Data section:
______________________________

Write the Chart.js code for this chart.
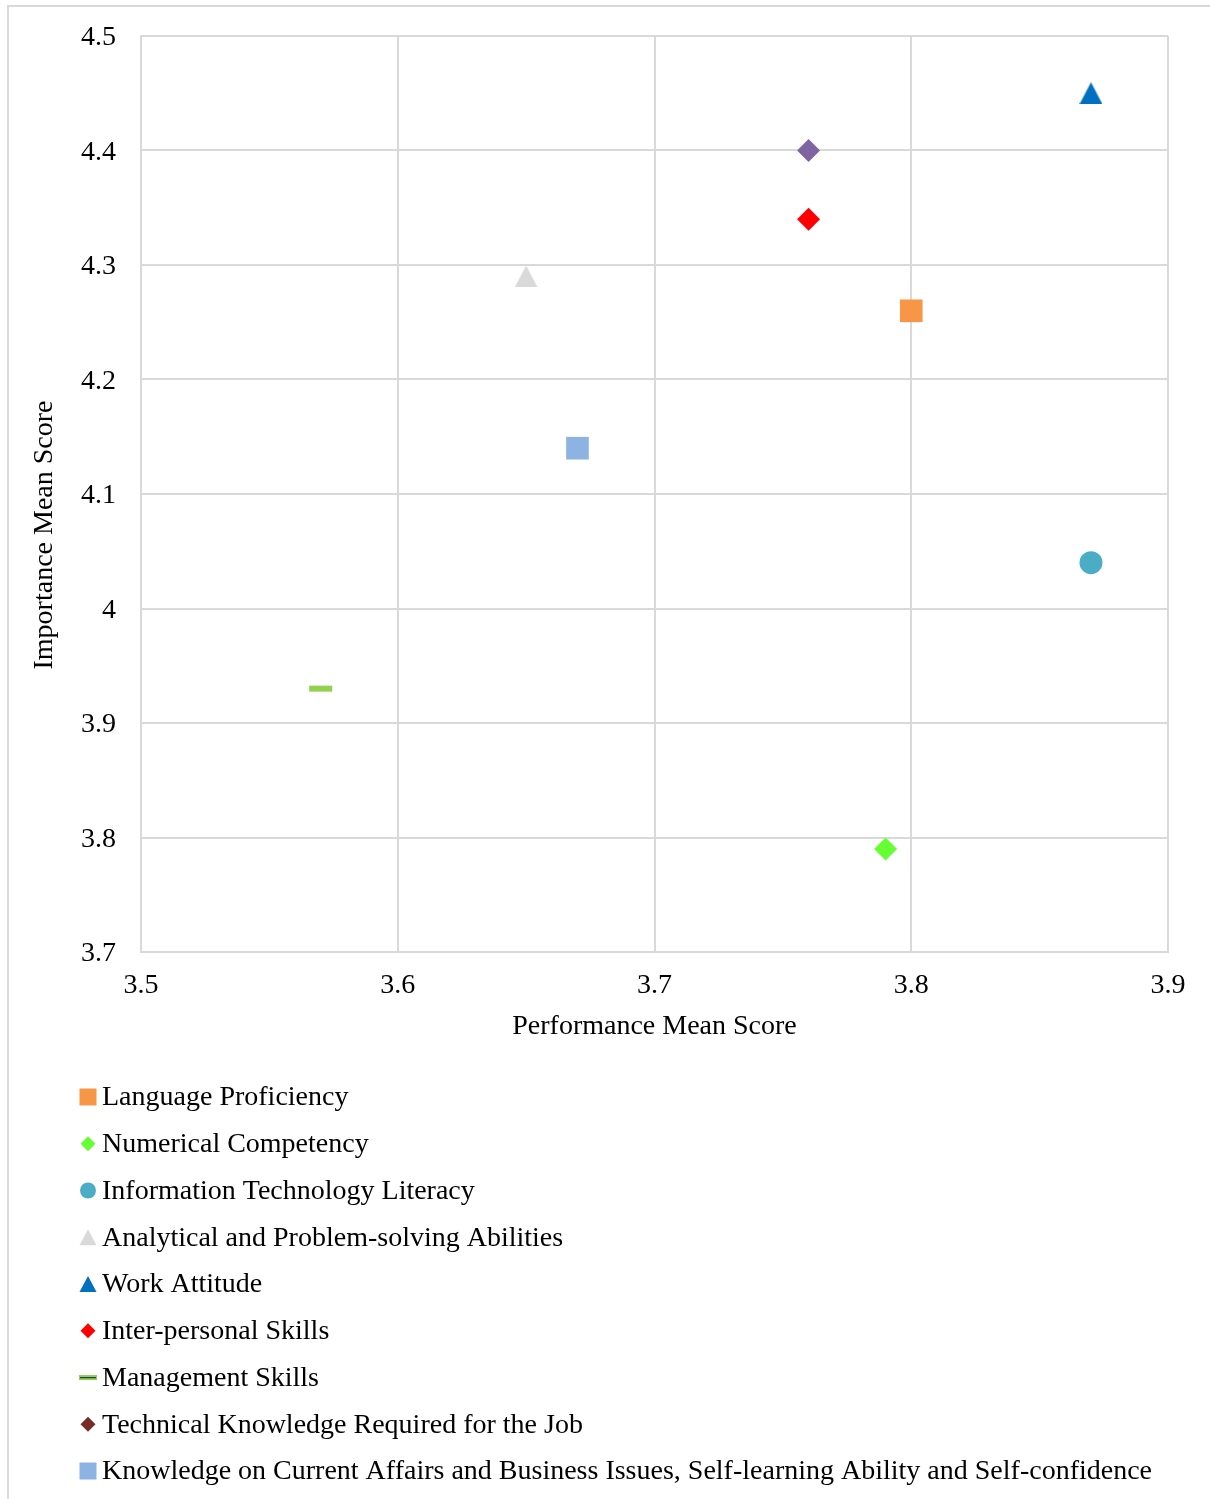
<!DOCTYPE html>
<html>
<head>
<meta charset="utf-8">
<script src="https://cdn.jsdelivr.net/npm/chart.js@4/dist/chart.umd.min.js"></script>
<style>
  html, body { margin: 0; padding: 0; background: #ffffff; }
  #chart { display: block; }
</style>
</head>
<body>
<canvas id="chart" width="1210" height="1499"></canvas>
<script>
// ── Data ─────────────────────────────────────────
const skills = [
    'Language Proficiency',
    'Numerical Competency',
    'Information Technology Literacy',
    'Analytical and Problem-solving Abilities',
    'Work Attitude',
    'Inter-personal Skills',
    'Management Skills',
    'Technical Knowledge Required for the Job',
    'Knowledge on Current Affairs and Business Issues, Self-learning Ability and Self-confidence'
];
const performanceScores = [3.80, 3.79, 3.87, 3.65, 3.87, 3.76, 3.57, 3.76, 3.67];
const importanceScores  = [4.26, 3.79, 4.04, 4.29, 4.45, 4.34, 3.93, 4.40, 4.14];

const xTicks = [3.5, 3.6, 3.7, 3.8, 3.9];
const yTicks = [3.7, 3.8, 3.9, 4.0, 4.1, 4.2, 4.3, 4.4, 4.5];

// marker shape and colour per skill (plot / legend)
const markerShapes = ['square', 'diamond', 'circle', 'triangle', 'triangle', 'diamond', 'dash', 'diamond', 'square'];
const markerColors = ['#F79646', '#66FF33', '#4BACC6', '#D9D9D9', '#0070C0', '#FF0000', '#92D050', '#8064A2', '#8DB3E2'];
const legendColors = ['#F79646', '#66FF33', '#4BACC6', '#D9D9D9', '#0070C0', '#FF0000', '#92D050', '#772C2A', '#8DB3E2'];

const FONT = "'Liberation Serif', 'Times New Roman', serif";
const GRID = '#D9D9D9';

// triangle sprite, centred on its bounding box
function triangleSprite(color, w, h) {
    const c = document.createElement('canvas');
    c.width = w; c.height = h;
    const g = c.getContext('2d');
    g.fillStyle = color;
    g.beginPath();
    g.moveTo(w / 2, 0);
    g.lineTo(w, h);
    g.lineTo(0, h);
    g.closePath();
    g.fill();
    return c;
}

function pointOptions(shape, color) {
    switch (shape) {
        case 'square':   return { pointStyle: 'rect', pointRadius: 16, pointBorderWidth: 0 };
        case 'diamond':  return { pointStyle: 'rectRot', pointRadius: 11.5, pointBorderWidth: 0 };
        case 'circle':   return { pointStyle: 'circle', pointRadius: 11.5, pointBorderWidth: 0 };
        case 'triangle': return { pointStyle: triangleSprite(color, 23, 22), pointRadius: 12, pointBorderWidth: 0 };
        case 'dash':     return { pointStyle: 'line', pointRadius: 11.5, pointBorderWidth: 6 };
    }
}

const datasets = skills.map((name, i) => Object.assign({
    label: name,
    data: [{ x: performanceScores[i], y: importanceScores[i] }],
    pointBackgroundColor: markerColors[i],
    pointBorderColor: markerColors[i]
}, pointOptions(markerShapes[i], markerColors[i])));

// ── Legend marker drawn on the canvas ─────────────
function drawLegendMarker(ctx, shape, color, x, y) {
    ctx.save();
    ctx.fillStyle = color;
    ctx.beginPath();
    if (shape === 'square') {
        ctx.rect(x - 8.5, y - 8.5, 17, 17);
        ctx.fill();
    } else if (shape === 'diamond') {
        ctx.moveTo(x, y - 7.5); ctx.lineTo(x + 7.5, y); ctx.lineTo(x, y + 7.5); ctx.lineTo(x - 7.5, y);
        ctx.closePath();
        ctx.fill();
    } else if (shape === 'circle') {
        ctx.arc(x, y, 8, 0, Math.PI * 2);
        ctx.fill();
    } else if (shape === 'triangle') {
        ctx.moveTo(x, y - 8); ctx.lineTo(x + 8.5, y + 8); ctx.lineTo(x - 8.5, y + 8);
        ctx.closePath();
        ctx.fill();
    } else if (shape === 'dash') {
        ctx.rect(x - 9, y - 2.5, 18, 5);
        ctx.fill();
        ctx.fillStyle = '#1F3864';
        ctx.fillRect(x - 8, y - 0.5, 16, 1.2);
    }
    ctx.restore();
}

const decorations = {
    id: 'decorations',
    beforeDraw(chart) {
        const ctx = chart.ctx;
        ctx.save();
        ctx.fillStyle = '#FFFFFF';
        ctx.fillRect(0, 0, chart.width, chart.height);
        ctx.strokeStyle = GRID;
        ctx.lineWidth = 2;
        ctx.strokeRect(8, 6, chart.width + 20, chart.height + 20);
        ctx.restore();
    },
    afterDraw(chart) {
        const ctx = chart.ctx;
        ctx.save();
        // y axis title
        ctx.fillStyle = '#000000';
        ctx.font = '28px ' + FONT;
        ctx.textAlign = 'center';
        ctx.textBaseline = 'middle';
        ctx.translate(45, 535);
        ctx.rotate(-Math.PI / 2);
        ctx.fillText('Importance Mean Score', 0, 0);
        ctx.restore();

        // legend, one skill per row
        ctx.save();
        ctx.font = '28px ' + FONT;
        ctx.fillStyle = '#000000';
        ctx.textAlign = 'left';
        ctx.textBaseline = 'middle';
        skills.forEach((name, i) => {
            const y = 1097 + i * 46.75;
            drawLegendMarker(ctx, markerShapes[i], legendColors[i], 88, y);
            ctx.fillStyle = '#000000';
            ctx.fillText(name, 102, y + 1);
        });
        ctx.restore();
    }
};

const ctx = document.getElementById('chart').getContext('2d');

new Chart(ctx, {
    type: 'scatter',
    data: { datasets },
    plugins: [decorations],
    options: {
        responsive: false,
        devicePixelRatio: 1,
        animation: false,
        events: [],
        layout: { padding: { top: 36, right: 42, bottom: 452, left: 0 } },
        plugins: {
            legend: { display: false },
            tooltip: { enabled: false }
        },
        scales: {
            x: {
                type: 'linear',
                min: 3.5,
                max: 3.9,
                afterBuildTicks: (s) => { s.ticks = xTicks.map(v => ({ value: v })); },
                afterFit: (s) => { s.height = 95; },
                grid: { color: GRID, lineWidth: 2, drawTicks: false },
                border: { color: GRID, width: 2 },
                ticks: {
                    color: '#000000',
                    padding: 17,
                    font: { family: FONT, size: 28 },
                    callback: (v) => String(Math.round(v * 10) / 10)
                },
                title: {
                    display: true,
                    text: 'Performance Mean Score',
                    color: '#000000',
                    padding: { top: 4, bottom: 4 },
                    font: { family: FONT, size: 28 }
                }
            },
            y: {
                type: 'linear',
                min: 3.7,
                max: 4.5,
                afterBuildTicks: (s) => { s.ticks = yTicks.map(v => ({ value: v })); },
                afterFit: (s) => {
                    s.width = 141;
                    // tick labels fit inside the layout padding
                    s.paddingTop = 0;
                    s.paddingBottom = 0;
                },
                grid: { color: GRID, lineWidth: 2, drawTicks: false },
                border: { color: GRID, width: 2 },
                ticks: {
                    color: '#000000',
                    padding: 25,
                    labelOffset: 2,
                    font: { family: FONT, size: 28 },
                    callback: (v) => String(Math.round(v * 10) / 10)
                }
            }
        }
    }
});
</script>
</body>
</html>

______________________________

Directions: Reproduce the full listing above verbatim, with no pictures included.

Finished task:
Write the Chart.js code for this chart.
<!DOCTYPE html>
<html>
<head>
<meta charset="utf-8">
<script src="https://cdn.jsdelivr.net/npm/chart.js@4/dist/chart.umd.min.js"></script>
<style>
  html, body { margin: 0; padding: 0; background: #ffffff; }
  #chart { display: block; }
</style>
</head>
<body>
<canvas id="chart" width="1210" height="1499"></canvas>
<script>
// ── Data ─────────────────────────────────────────
const skills = [
    'Language Proficiency',
    'Numerical Competency',
    'Information Technology Literacy',
    'Analytical and Problem-solving Abilities',
    'Work Attitude',
    'Inter-personal Skills',
    'Management Skills',
    'Technical Knowledge Required for the Job',
    'Knowledge on Current Affairs and Business Issues, Self-learning Ability and Self-confidence'
];
const performanceScores = [3.80, 3.79, 3.87, 3.65, 3.87, 3.76, 3.57, 3.76, 3.67];
const importanceScores  = [4.26, 3.79, 4.04, 4.29, 4.45, 4.34, 3.93, 4.40, 4.14];

const xTicks = [3.5, 3.6, 3.7, 3.8, 3.9];
const yTicks = [3.7, 3.8, 3.9, 4.0, 4.1, 4.2, 4.3, 4.4, 4.5];

// marker shape and colour per skill (plot / legend)
const markerShapes = ['square', 'diamond', 'circle', 'triangle', 'triangle', 'diamond', 'dash', 'diamond', 'square'];
const markerColors = ['#F79646', '#66FF33', '#4BACC6', '#D9D9D9', '#0070C0', '#FF0000', '#92D050', '#8064A2', '#8DB3E2'];
const legendColors = ['#F79646', '#66FF33', '#4BACC6', '#D9D9D9', '#0070C0', '#FF0000', '#92D050', '#772C2A', '#8DB3E2'];

const FONT = "'Liberation Serif', 'Times New Roman', serif";
const GRID = '#D9D9D9';

// triangle sprite, centred on its bounding box
function triangleSprite(color, w, h) {
    const c = document.createElement('canvas');
    c.width = w; c.height = h;
    const g = c.getContext('2d');
    g.fillStyle = color;
    g.beginPath();
    g.moveTo(w / 2, 0);
    g.lineTo(w, h);
    g.lineTo(0, h);
    g.closePath();
    g.fill();
    return c;
}

function pointOptions(shape, color) {
    switch (shape) {
        case 'square':   return { pointStyle: 'rect', pointRadius: 16, pointBorderWidth: 0 };
        case 'diamond':  return { pointStyle: 'rectRot', pointRadius: 11.5, pointBorderWidth: 0 };
        case 'circle':   return { pointStyle: 'circle', pointRadius: 11.5, pointBorderWidth: 0 };
        case 'triangle': return { pointStyle: triangleSprite(color, 23, 22), pointRadius: 12, pointBorderWidth: 0 };
        case 'dash':     return { pointStyle: 'line', pointRadius: 11.5, pointBorderWidth: 6 };
    }
}

const datasets = skills.map((name, i) => Object.assign({
    label: name,
    data: [{ x: performanceScores[i], y: importanceScores[i] }],
    pointBackgroundColor: markerColors[i],
    pointBorderColor: markerColors[i]
}, pointOptions(markerShapes[i], markerColors[i])));

// ── Legend marker drawn on the canvas ─────────────
function drawLegendMarker(ctx, shape, color, x, y) {
    ctx.save();
    ctx.fillStyle = color;
    ctx.beginPath();
    if (shape === 'square') {
        ctx.rect(x - 8.5, y - 8.5, 17, 17);
        ctx.fill();
    } else if (shape === 'diamond') {
        ctx.moveTo(x, y - 7.5); ctx.lineTo(x + 7.5, y); ctx.lineTo(x, y + 7.5); ctx.lineTo(x - 7.5, y);
        ctx.closePath();
        ctx.fill();
    } else if (shape === 'circle') {
        ctx.arc(x, y, 8, 0, Math.PI * 2);
        ctx.fill();
    } else if (shape === 'triangle') {
        ctx.moveTo(x, y - 8); ctx.lineTo(x + 8.5, y + 8); ctx.lineTo(x - 8.5, y + 8);
        ctx.closePath();
        ctx.fill();
    } else if (shape === 'dash') {
        ctx.rect(x - 9, y - 2.5, 18, 5);
        ctx.fill();
        ctx.fillStyle = '#1F3864';
        ctx.fillRect(x - 8, y - 0.5, 16, 1.2);
    }
    ctx.restore();
}

const decorations = {
    id: 'decorations',
    beforeDraw(chart) {
        const ctx = chart.ctx;
        ctx.save();
        ctx.fillStyle = '#FFFFFF';
        ctx.fillRect(0, 0, chart.width, chart.height);
        ctx.strokeStyle = GRID;
        ctx.lineWidth = 2;
        ctx.strokeRect(8, 6, chart.width + 20, chart.height + 20);
        ctx.restore();
    },
    afterDraw(chart) {
        const ctx = chart.ctx;
        ctx.save();
        // y axis title
        ctx.fillStyle = '#000000';
        ctx.font = '28px ' + FONT;
        ctx.textAlign = 'center';
        ctx.textBaseline = 'middle';
        ctx.translate(45, 535);
        ctx.rotate(-Math.PI / 2);
        ctx.fillText('Importance Mean Score', 0, 0);
        ctx.restore();

        // legend, one skill per row
        ctx.save();
        ctx.font = '28px ' + FONT;
        ctx.fillStyle = '#000000';
        ctx.textAlign = 'left';
        ctx.textBaseline = 'middle';
        skills.forEach((name, i) => {
            const y = 1097 + i * 46.75;
            drawLegendMarker(ctx, markerShapes[i], legendColors[i], 88, y);
            ctx.fillStyle = '#000000';
            ctx.fillText(name, 102, y + 1);
        });
        ctx.restore();
    }
};

const ctx = document.getElementById('chart').getContext('2d');

new Chart(ctx, {
    type: 'scatter',
    data: { datasets },
    plugins: [decorations],
    options: {
        responsive: false,
        devicePixelRatio: 1,
        animation: false,
        events: [],
        layout: { padding: { top: 36, right: 42, bottom: 452, left: 0 } },
        plugins: {
            legend: { display: false },
            tooltip: { enabled: false }
        },
        scales: {
            x: {
                type: 'linear',
                min: 3.5,
                max: 3.9,
                afterBuildTicks: (s) => { s.ticks = xTicks.map(v => ({ value: v })); },
                afterFit: (s) => { s.height = 95; },
                grid: { color: GRID, lineWidth: 2, drawTicks: false },
                border: { color: GRID, width: 2 },
                ticks: {
                    color: '#000000',
                    padding: 17,
                    font: { family: FONT, size: 28 },
                    callback: (v) => String(Math.round(v * 10) / 10)
                },
                title: {
                    display: true,
                    text: 'Performance Mean Score',
                    color: '#000000',
                    padding: { top: 4, bottom: 4 },
                    font: { family: FONT, size: 28 }
                }
            },
            y: {
                type: 'linear',
                min: 3.7,
                max: 4.5,
                afterBuildTicks: (s) => { s.ticks = yTicks.map(v => ({ value: v })); },
                afterFit: (s) => {
                    s.width = 141;
                    // tick labels fit inside the layout padding
                    s.paddingTop = 0;
                    s.paddingBottom = 0;
                },
                grid: { color: GRID, lineWidth: 2, drawTicks: false },
                border: { color: GRID, width: 2 },
                ticks: {
                    color: '#000000',
                    padding: 25,
                    labelOffset: 2,
                    font: { family: FONT, size: 28 },
                    callback: (v) => String(Math.round(v * 10) / 10)
                }
            }
        }
    }
});
</script>
</body>
</html>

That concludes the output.